Multiple-choice questions usually pair U-boats with an excerpt, like a Wilson speech, a newspaper account of the Lusitania, or German justifications for submarine warfare, and ask you to identify the cause of U.S. entry or evaluate a claim about German conduct. Practice questions in this vein ask things like what evidence refutes the claim that German naval attacks were non-discriminatory, so know the specifics: attacks on passenger liners, the war-zone declaration, and the broken Sussex Pledge. No released FRQ has used "U-boats" verbatim, but the term is bread and butter for any short-answer or essay on why the U.S. abandoned neutrality. Don't just name the U-boats; explain the chain from attack to public outrage to Wilson's war message.
U-boats are the submarines themselves; unrestricted submarine warfare is Germany's policy of letting those submarines sink any ship without warning. The distinction matters for causation. U-boats existed throughout the war, but it was the resumption of the unrestricted policy in February 1917 that triggered U.S. entry. Saying "U-boats caused U.S. entry" is okay; saying "Germany's resumption of unrestricted submarine warfare caused U.S. entry" is the precise, point-earning version.
German U-boats were submarines that attacked Allied and neutral shipping in the Atlantic during World War I, and they are the most direct cause of U.S. entry into the war.
The U-boat sinking of the Lusitania in May 1915 killed 128 Americans and pushed public opinion against Germany, but the U.S. stayed neutral for nearly two more years.
Germany's resumption of unrestricted submarine warfare in February 1917, combined with the Zimmermann Telegram, ended U.S. neutrality and led to the April 1917 declaration of war.
U-boat warfare was Germany's response to the British blockade, so both sides were violating neutral shipping rights in an economic war.
U.S. entry over the U-boat issue marked a major departure from the American tradition of noninvolvement in European affairs, which is the core point of KC-7.3.II.
U-boats reappear in World War II attacking Atlantic convoys, making them a strong example for continuity arguments about U.S. entanglement in European wars.

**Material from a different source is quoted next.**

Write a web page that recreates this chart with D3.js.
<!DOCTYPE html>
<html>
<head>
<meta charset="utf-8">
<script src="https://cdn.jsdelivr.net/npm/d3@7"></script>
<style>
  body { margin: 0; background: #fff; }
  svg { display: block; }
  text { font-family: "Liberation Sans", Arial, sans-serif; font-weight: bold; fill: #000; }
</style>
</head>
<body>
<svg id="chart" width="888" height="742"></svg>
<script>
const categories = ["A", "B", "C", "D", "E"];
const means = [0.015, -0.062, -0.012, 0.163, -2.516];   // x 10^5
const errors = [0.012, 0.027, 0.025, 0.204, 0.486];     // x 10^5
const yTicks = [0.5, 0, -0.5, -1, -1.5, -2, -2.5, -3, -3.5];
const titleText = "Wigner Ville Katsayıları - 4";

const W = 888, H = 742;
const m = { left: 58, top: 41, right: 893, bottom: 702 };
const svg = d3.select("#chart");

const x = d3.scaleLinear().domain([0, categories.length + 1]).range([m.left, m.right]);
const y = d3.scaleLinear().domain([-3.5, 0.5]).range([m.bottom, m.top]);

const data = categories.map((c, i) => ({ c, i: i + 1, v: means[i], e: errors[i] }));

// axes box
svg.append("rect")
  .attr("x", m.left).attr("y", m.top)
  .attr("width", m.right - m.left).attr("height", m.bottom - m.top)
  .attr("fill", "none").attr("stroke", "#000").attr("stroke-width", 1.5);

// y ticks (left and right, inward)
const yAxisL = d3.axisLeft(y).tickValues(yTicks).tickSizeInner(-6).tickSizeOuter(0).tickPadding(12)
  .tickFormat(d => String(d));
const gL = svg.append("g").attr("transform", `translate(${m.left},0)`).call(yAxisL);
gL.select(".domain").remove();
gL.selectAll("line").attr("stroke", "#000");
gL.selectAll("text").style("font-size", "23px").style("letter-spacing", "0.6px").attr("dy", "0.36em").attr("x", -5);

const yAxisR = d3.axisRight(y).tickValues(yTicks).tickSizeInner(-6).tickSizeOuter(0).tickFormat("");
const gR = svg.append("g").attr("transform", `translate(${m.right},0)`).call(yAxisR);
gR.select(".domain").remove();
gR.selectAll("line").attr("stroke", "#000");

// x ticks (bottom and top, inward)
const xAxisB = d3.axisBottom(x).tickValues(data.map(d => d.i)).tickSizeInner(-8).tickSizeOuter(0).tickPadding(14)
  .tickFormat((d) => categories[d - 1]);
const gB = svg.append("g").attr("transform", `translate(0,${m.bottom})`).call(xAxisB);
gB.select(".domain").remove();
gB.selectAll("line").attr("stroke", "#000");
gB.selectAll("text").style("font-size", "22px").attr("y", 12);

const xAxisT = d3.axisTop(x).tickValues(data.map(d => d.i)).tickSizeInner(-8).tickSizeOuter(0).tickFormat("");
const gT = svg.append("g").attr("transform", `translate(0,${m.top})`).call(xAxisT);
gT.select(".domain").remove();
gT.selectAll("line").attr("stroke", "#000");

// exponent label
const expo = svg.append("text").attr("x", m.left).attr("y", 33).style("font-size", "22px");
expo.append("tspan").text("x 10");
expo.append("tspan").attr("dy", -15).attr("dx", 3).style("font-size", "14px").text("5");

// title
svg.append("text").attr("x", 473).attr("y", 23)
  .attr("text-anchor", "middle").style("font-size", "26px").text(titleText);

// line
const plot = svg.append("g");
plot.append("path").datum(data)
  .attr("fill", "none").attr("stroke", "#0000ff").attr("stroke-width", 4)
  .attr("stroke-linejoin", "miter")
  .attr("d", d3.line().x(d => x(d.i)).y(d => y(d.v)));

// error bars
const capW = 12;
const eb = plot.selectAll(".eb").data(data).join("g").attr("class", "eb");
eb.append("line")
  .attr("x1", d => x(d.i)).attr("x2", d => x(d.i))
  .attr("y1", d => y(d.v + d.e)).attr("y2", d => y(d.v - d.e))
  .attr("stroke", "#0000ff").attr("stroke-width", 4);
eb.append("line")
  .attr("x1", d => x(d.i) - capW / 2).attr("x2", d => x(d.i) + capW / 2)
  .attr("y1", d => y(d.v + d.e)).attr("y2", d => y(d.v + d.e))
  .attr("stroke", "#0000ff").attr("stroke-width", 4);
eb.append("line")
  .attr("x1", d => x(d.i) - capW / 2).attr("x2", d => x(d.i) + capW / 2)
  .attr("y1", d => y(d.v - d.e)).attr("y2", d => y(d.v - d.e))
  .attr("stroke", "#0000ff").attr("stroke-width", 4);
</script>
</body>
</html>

U-boats (Unterseeboote) were German submarines that torpedoed Allied and neutral ships in the Atlantic to cut off supplies to Britain and France. Their attacks on ships carrying Americans were the main reason the U.S. entered WWI in April 1917.
No. The Lusitania sank in May 1915, but the U.S. didn't declare war until April 1917. The sinking shifted public opinion, Germany temporarily restrained its attacks with the Sussex Pledge, and only the resumption of unrestricted submarine warfare in 1917 (plus the Zimmermann Telegram) brought a declaration of war.
U-boats are the submarines; unrestricted submarine warfare is the German policy of sinking any ship, including neutral and passenger vessels, without warning. On the exam, citing the policy and its February 1917 resumption is the precise cause of U.S. entry.
Britain's Royal Navy dominated the Atlantic surface and blockaded German ports. Submarines let Germany fight back underwater, attacking the merchant shipping that kept Britain supplied, which Germany hoped would starve Britain out before American forces could arrive.
Yes, as part of Topic 7.5 (World War I) under learning objective APUSH 7.5.A. Expect them in questions about the causes of U.S. entry into WWI, often paired with sources on the Lusitania, neutrality, or Wilson's war message.